ForwardDiff with Matrix of Vector as input argument

Greetings. Consider the small function

function foo(v)
    return [v; v] 
end 

Then the following works

v0 = [1;1]
out = ForwardDiff.jacobian(v -> foo(v), v0)

The following works as well

A0 = [1 2; 3 4]
out = ForwardDiff.jacobian(A -> foo(A), A0)type or paste code here

The following, however, returns in a method error

T0 = [ [1.,1.] for i=1:2, j=1:2]
out = ForwardDiff.jacobian(T -> foo(T), T0)

How can I extend the method definitions to treat the latter case?

Thx!

Hi @Domenico_Lahaye! ForwardDiff expects the input and output of your function to be an array of numbers. You could use stack to make sure of that, but you have to be careful with the shapes and what they mean.

Clear, thx.

Essentially, i am trying to solve a vector-valued PDE. I wish to form a Jacobian in which the elements are 2-by-2 block matrices.

I will check for far I get by stacking the input for forwardDiff and un-stacking its output.

More here later. Many thanks for now.

1 Like

An alternative is ComponentArrays.jl, but honestly I would just recommend stacking everything into a 3-dimensional tensor. Note that the jacobian returned by ForwardDiff will always be a 2d matrix though, it essentially flattens the input and output into vectors.

Or merely do

T01 = [ 1 1; 1 1]
T02 = [ 1 1; 1 1]
out1 = ForwardDiff.jacobian(T -> foo(T), T01)
out2 = ForwardDiff.jacobian(T -> foo(T), T02)
[out1 out2]

Thank you so much!

You can also just call

ForwardDiff.jacobian(foo, T01)

True. This, however, is no longer true in the application that I target as the function foo() has more than one input argument.

1 Like

Final remarks: if performance is a bottleneck for you, you may want to look into:

  • StaticArrays.jl if your input is small
  • preallocation of config

I do hate to disappoint you. Developments are too premature for remarks to final :grinning:

1/ The splitting T0 into T01 and T02 does away with StaticArrays.jl in the original approach. There might be a bring StaticArray.jl back in;

2/ Yes, definitely, I do need to look into config.

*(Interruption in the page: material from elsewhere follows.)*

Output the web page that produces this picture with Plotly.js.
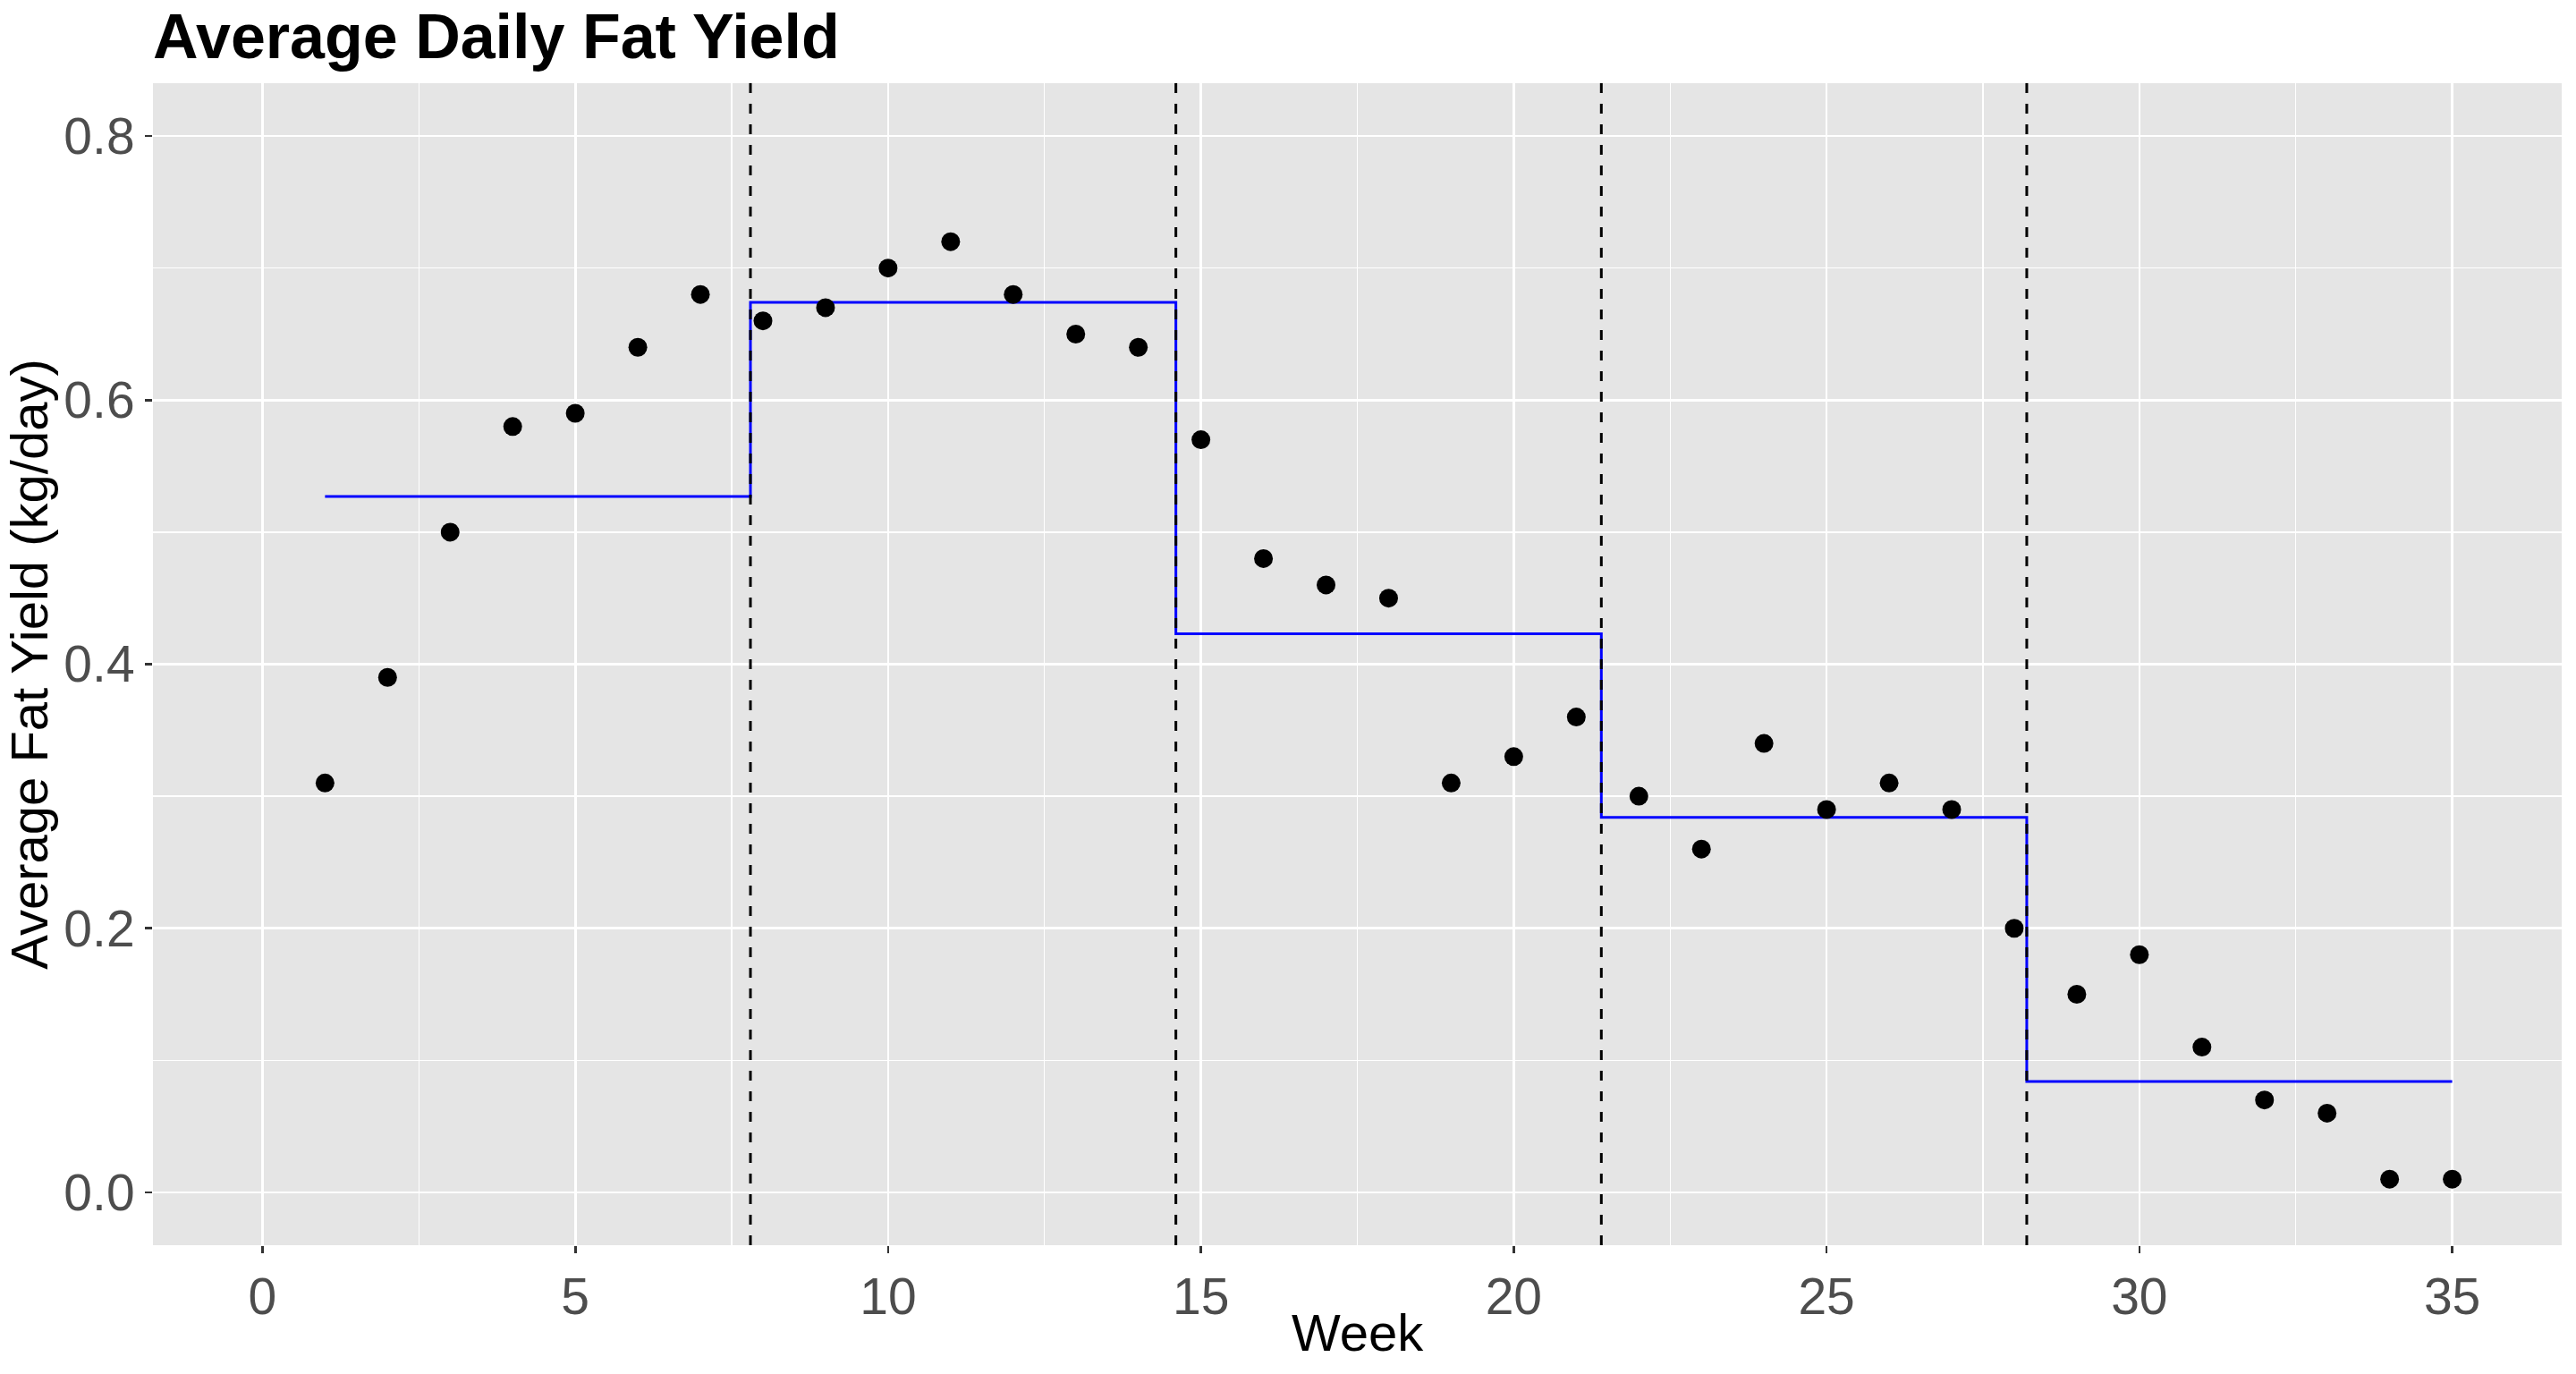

Note that when you use SArrays you don’t need configuration, jacobian as is works best.
Maybe you don’t need to split and can create a single SArray of dimension 3?

How do you make StaticArrays work with dual numbers?

They should work out of the box. Do you have a MWE?

Good to know that it should work out of the box.

No MWE directly available. Will make one in case troubles persist.

Thx!

Good news: I now succeed in differentiating the entire code!

Now debugging and optimization can start.

1 Like

I discovered that

function foo(x,y)
    SVector{3,Float64}(x,y,0) # observe type annotation 
end 
x0 = 1.
y0 = 2. 
ForwardDiff.derivative(x -> foo(x,y0),x0) 

results is a method errror and that

function foo(x,y)
    SVector{3}(x,y,0) # observe absence of type annotation 
end 
x0 = 1.
y0 = 2. 
ForwardDiff.derivative(x -> foo(x,y0),x0) 

works.

Is this known / generally accepted?

Did I misread the documentation?

Yes it is known because your first function coerces the inputs into a Float64 type, whereas ForwardDiff needs more generality to function, see Limitations of ForwardDiff · ForwardDiff. You need to allow arbitrary real types to flow through your function, including any containers you generate.

1 Like

Thx!

Can you please point me to examples using ForwardDiff.JacobianConfig() ?

I don’t have any in mind apart from the API reference, but if you’re working solely with SArrays then configuration should be unnecessary. Do you have a complete MWE that I could maybe help you optimize?

Thx.

StaticArrays are used in lower levels of the code only.

Here is a MWE.

Given two functions with deliberately dense Jacobians

function foo(x)
    return sum(x)*ones(length(x))
end 

function gnu(x)
    return sum(x.*x)*ones(length(x))
end

and given three input vectors of deliberately larger dimension

x1 = ones(10)
x2 = ones(100)
x3 = ones(1000)

the following two questions arrise:

Q1: How do avoid increasing number of allocations with increasing problem size?

Here is what I currently see:

@btime ForwardDiff.jacobian(x -> foo(x), x1);
840.726 ns (6 allocations: 4.58 KiB)

@btime ForwardDiff.jacobian(x -> foo(x), x2);
26.125 μs (23 allocations: 191.45 KiB)

@btime ForwardDiff.jacobian(x -> foo(x), x3);
  2.445 ms (258 allocations: 16.72 MiB)

Q2: How do reuse buffer crease for Jacobian for the function foo() in order to compute the Jacobian for the function gnu()?

Is my understand correct that the buffer can be shared between the function foo() and gnu()?

Thx!

You can’t, because your functions both allocate new vectors. ForwardDiff computes Jacobians by running the function once per input dimension[1], so the number of allocations will necessarily scale with the input.

Still, you can greatly increase efficiency by:

  1. Writing your functions in-place: f!(y, x) instead of y = f(x)
  2. Pre-allocating a Jacobian matrix J
  3. Pre-allocating a JacobianConfig and pass it to jacobian! along with J

The idea is that steps 2 and 3 only need to be done once, and then you can compute many derivatives reusing the same memory.

You can’t, because ForwardDiff uses a custom tag for each function to identify where the Dual numbers came from. You can disable it but I would advise against it.


  1. Not entirely true, the chunking mechanism means you can actually divide the input dimension by the chunk size. ↩︎

1 Like